§ GOAL OF THE EXERCISE
Check every line below for the word "this" and show those that hold it.

§ PROVIDED DATA
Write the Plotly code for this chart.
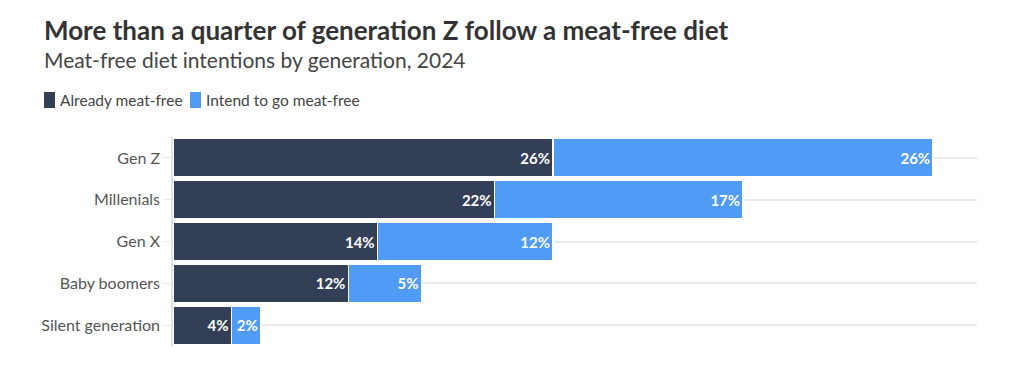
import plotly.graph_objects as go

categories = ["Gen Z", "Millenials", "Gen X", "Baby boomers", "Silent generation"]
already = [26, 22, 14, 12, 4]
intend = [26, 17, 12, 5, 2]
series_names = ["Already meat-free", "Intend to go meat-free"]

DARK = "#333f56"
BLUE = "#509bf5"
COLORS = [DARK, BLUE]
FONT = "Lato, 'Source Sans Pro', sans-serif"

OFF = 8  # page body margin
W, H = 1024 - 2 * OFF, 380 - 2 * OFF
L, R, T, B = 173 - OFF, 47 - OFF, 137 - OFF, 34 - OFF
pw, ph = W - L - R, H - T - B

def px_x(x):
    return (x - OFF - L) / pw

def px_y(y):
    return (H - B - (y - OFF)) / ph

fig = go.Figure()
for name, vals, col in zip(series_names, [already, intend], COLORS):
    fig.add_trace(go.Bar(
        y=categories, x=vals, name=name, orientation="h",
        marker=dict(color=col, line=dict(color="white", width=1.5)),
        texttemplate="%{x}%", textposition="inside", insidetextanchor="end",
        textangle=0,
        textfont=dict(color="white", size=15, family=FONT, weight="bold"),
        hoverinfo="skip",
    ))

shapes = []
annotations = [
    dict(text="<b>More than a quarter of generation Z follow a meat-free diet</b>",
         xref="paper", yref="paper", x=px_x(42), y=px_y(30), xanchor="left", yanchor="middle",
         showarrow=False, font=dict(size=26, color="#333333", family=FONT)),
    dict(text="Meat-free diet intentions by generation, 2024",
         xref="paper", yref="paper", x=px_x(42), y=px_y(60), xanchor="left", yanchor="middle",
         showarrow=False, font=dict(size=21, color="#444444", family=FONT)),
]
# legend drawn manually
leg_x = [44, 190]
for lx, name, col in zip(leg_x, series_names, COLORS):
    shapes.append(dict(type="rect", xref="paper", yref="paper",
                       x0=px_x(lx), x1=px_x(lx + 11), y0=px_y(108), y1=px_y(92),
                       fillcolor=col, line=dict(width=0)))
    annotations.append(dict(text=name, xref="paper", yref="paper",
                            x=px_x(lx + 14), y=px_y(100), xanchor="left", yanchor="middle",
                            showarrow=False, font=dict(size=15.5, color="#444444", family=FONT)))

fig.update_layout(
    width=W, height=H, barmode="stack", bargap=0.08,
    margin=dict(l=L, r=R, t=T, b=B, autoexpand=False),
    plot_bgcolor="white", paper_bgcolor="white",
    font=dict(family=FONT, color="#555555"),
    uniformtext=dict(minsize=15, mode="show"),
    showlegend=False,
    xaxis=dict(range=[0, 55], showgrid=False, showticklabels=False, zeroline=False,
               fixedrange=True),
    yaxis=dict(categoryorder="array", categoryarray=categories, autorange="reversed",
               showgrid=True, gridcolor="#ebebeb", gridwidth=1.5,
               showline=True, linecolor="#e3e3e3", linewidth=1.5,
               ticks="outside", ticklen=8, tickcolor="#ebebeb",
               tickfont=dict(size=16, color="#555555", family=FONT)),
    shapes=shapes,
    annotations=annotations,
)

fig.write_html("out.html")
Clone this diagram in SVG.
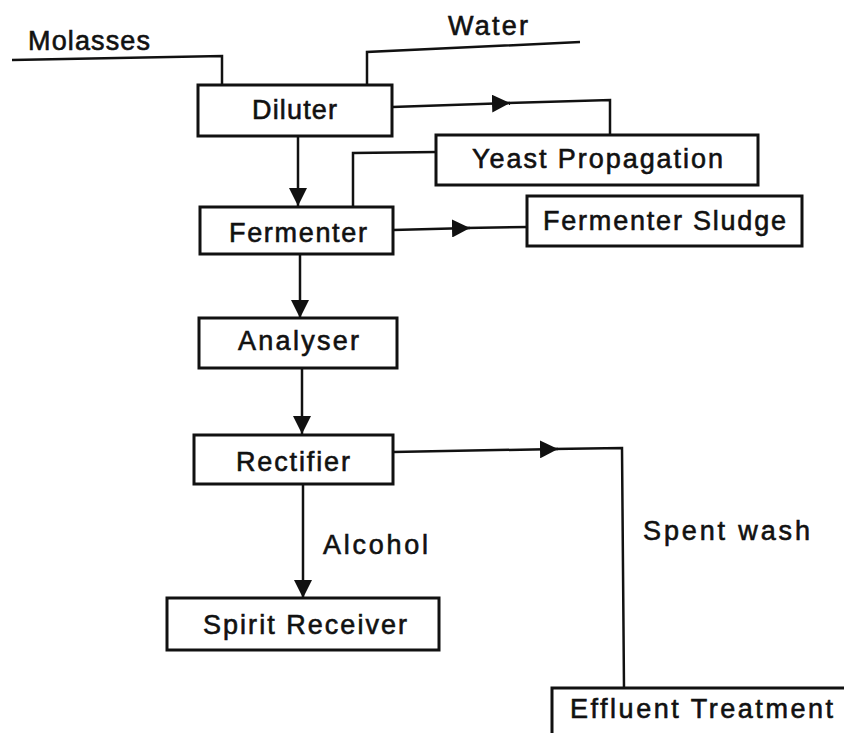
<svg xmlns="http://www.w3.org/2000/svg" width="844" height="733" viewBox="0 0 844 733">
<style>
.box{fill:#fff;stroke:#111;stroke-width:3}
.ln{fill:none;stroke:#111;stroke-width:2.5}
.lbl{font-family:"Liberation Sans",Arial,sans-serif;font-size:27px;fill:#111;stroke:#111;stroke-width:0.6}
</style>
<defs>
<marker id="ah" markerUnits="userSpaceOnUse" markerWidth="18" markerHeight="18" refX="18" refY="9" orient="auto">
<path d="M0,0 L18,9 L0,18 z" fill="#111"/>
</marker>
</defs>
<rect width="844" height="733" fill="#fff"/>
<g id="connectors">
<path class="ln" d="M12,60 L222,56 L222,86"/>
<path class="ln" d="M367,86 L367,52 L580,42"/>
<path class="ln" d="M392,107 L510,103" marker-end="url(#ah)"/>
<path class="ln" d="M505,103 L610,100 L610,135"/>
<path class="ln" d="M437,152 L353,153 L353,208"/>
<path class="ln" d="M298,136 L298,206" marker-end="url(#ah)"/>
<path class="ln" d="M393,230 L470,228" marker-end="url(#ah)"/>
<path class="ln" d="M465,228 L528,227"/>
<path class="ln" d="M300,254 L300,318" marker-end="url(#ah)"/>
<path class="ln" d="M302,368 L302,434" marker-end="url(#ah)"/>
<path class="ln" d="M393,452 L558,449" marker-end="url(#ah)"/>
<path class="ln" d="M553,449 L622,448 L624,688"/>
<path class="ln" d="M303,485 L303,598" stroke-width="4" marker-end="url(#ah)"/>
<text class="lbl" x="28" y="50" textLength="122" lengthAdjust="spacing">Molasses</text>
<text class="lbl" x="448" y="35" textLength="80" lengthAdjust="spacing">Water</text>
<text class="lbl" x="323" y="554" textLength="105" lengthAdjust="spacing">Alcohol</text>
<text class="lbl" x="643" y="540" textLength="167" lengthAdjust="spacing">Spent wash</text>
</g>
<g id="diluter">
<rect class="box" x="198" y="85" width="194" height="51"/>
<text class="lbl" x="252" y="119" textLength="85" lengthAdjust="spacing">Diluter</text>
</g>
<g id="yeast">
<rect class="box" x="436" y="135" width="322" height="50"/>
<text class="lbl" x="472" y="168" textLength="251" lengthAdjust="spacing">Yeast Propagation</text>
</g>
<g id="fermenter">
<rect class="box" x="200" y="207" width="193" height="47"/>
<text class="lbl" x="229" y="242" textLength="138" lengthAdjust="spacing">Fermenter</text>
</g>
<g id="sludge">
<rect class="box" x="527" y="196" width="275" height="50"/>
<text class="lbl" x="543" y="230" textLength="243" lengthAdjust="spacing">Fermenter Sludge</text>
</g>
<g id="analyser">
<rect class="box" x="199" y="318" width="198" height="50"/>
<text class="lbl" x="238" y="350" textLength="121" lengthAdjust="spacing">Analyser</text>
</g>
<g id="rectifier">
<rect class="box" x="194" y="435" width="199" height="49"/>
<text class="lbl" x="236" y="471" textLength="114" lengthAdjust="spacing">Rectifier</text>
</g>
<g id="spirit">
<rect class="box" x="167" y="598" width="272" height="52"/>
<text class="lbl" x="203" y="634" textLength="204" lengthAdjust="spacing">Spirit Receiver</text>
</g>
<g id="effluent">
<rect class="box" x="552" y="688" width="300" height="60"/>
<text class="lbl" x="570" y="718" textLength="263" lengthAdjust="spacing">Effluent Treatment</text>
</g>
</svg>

§ FINAL RESULT
Write the Plotly code for this chart.
Clone this diagram in SVG.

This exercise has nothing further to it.